Size-fractionated photosynthesis/irradiance relationships during Phaeocystis antarctica-dominated blooms in the Ross Sea, Antarctica

Abstract

In the Ross Sea, there are two major phytoplankton functional groups: diatoms and prymnesiophytes (dominated by Phaeocystis antarctica). Phaeocystis antarctica often occurs in colonial form, but also as solitary cells, and the two forms have distinct ecological roles. A comparison of the growth characteristics of solitary and colonial forms of Phaeocystis sp. is essential to understanding the differential impact each has on biogeochemical and ecological processes, and to allow parameterization of each form in numerical models. We measured the biomass and photosynthetic responses of two size fractions (>20 and <20 μm), representing colonies and solitary cells, at locations dominated by P. antarctica to assess the relative photosynthetic potential of the two forms.

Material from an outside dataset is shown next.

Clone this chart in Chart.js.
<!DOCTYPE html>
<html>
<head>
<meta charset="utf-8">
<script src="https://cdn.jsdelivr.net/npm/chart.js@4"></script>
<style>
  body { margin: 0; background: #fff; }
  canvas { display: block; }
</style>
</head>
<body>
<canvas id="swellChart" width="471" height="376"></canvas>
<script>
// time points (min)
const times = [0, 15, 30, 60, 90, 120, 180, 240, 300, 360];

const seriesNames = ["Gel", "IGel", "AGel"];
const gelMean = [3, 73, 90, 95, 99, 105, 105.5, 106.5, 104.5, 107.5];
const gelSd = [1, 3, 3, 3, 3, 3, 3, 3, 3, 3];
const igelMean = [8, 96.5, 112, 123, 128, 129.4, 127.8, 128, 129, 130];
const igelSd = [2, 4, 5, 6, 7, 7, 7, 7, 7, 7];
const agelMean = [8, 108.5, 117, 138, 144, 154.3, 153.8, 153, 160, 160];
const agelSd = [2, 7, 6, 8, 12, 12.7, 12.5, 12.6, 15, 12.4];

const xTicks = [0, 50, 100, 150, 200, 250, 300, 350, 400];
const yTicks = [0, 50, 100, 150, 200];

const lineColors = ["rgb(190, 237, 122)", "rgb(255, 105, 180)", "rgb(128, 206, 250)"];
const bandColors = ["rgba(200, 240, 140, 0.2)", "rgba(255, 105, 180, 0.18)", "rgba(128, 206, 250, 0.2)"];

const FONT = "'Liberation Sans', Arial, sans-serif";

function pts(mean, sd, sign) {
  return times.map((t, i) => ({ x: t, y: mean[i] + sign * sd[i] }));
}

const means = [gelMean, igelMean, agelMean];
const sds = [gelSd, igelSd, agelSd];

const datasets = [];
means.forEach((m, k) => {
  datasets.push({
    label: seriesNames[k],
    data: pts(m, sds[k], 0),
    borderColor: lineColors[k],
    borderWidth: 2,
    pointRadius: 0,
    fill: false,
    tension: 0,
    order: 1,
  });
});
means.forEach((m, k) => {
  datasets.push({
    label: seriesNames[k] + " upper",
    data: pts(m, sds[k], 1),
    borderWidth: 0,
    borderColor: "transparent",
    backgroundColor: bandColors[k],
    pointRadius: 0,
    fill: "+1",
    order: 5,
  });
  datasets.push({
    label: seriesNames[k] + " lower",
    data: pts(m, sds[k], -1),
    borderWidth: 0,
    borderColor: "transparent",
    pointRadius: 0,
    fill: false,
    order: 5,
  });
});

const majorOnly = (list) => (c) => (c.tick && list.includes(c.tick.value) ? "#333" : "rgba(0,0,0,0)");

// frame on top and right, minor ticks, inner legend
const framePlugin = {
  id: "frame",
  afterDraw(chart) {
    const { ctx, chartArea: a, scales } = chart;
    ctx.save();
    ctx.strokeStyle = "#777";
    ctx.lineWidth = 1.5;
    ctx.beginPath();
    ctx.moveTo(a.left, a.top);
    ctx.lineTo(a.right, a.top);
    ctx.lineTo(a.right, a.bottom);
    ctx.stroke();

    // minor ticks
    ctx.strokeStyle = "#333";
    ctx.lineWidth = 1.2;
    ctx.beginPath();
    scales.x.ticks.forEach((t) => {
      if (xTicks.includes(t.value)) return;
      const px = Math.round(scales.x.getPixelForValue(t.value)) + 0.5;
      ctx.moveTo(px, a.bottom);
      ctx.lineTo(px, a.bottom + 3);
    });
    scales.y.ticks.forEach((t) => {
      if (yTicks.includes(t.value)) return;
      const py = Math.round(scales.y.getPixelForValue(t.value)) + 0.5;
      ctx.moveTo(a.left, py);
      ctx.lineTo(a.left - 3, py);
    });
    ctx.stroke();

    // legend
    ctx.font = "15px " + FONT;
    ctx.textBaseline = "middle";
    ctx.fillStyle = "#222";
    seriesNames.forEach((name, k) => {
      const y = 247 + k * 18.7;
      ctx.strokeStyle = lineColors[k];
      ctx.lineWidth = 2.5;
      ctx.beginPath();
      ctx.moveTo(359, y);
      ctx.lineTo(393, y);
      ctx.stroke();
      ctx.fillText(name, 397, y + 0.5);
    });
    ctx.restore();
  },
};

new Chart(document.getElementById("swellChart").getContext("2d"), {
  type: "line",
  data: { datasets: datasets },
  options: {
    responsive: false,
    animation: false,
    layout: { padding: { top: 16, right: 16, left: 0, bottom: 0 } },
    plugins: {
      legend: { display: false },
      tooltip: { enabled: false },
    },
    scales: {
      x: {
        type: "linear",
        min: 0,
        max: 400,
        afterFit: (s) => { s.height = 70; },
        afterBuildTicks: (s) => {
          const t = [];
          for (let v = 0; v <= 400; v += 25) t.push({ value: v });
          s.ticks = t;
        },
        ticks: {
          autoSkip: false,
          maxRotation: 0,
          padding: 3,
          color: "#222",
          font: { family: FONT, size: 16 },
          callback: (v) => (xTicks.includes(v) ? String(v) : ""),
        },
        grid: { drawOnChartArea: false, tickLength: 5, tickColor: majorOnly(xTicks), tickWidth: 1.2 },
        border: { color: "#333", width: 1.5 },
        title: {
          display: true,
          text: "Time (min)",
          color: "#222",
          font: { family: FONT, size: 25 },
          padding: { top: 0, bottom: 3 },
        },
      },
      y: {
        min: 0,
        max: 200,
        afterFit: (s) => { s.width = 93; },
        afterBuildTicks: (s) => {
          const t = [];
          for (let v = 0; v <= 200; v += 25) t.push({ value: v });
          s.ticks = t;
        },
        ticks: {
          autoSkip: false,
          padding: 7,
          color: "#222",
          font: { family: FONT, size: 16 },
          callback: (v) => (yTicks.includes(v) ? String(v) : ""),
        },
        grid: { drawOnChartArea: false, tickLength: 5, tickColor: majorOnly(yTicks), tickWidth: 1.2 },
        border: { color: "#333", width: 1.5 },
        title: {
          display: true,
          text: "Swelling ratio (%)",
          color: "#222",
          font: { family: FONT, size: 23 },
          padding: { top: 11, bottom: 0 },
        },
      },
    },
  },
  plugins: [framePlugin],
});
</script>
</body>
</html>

While the relative contribution of each form to total P. antarctica biomass differed among years, there were no significant differences between maximum photosynthetic rates of colonial and solitary forms within years. Substantial interannual variations in biomass and maximum photosynthetic rates normalized to chlorophyll a (PmB) and initial light-limited rates of photosynthesis (α) were observed among years for the colonial fractions; however, interannual variations in maximum rates of photosynthesis or α of solitary cells were not observed. A laboratory experiment with P. antarctica, together with field data, showed that growth stage of colonies strongly affected the maximum photosynthetic rates. Under nutrient-replete conditions and exponential growth, colonial cells had higher maximum photosynthetic rates than solitary cells, but as growth rate declined and senescence began, the solitary cells' rates became greater. This may be a reason for the high abundance of colonies that is often found in the Ross Sea during austral spring. Our results suggest that photosynthetic rates may influence the composition of the morphotypes of Phaeocystis, but do not appear to be the sole factor in regulating this critical biological variable.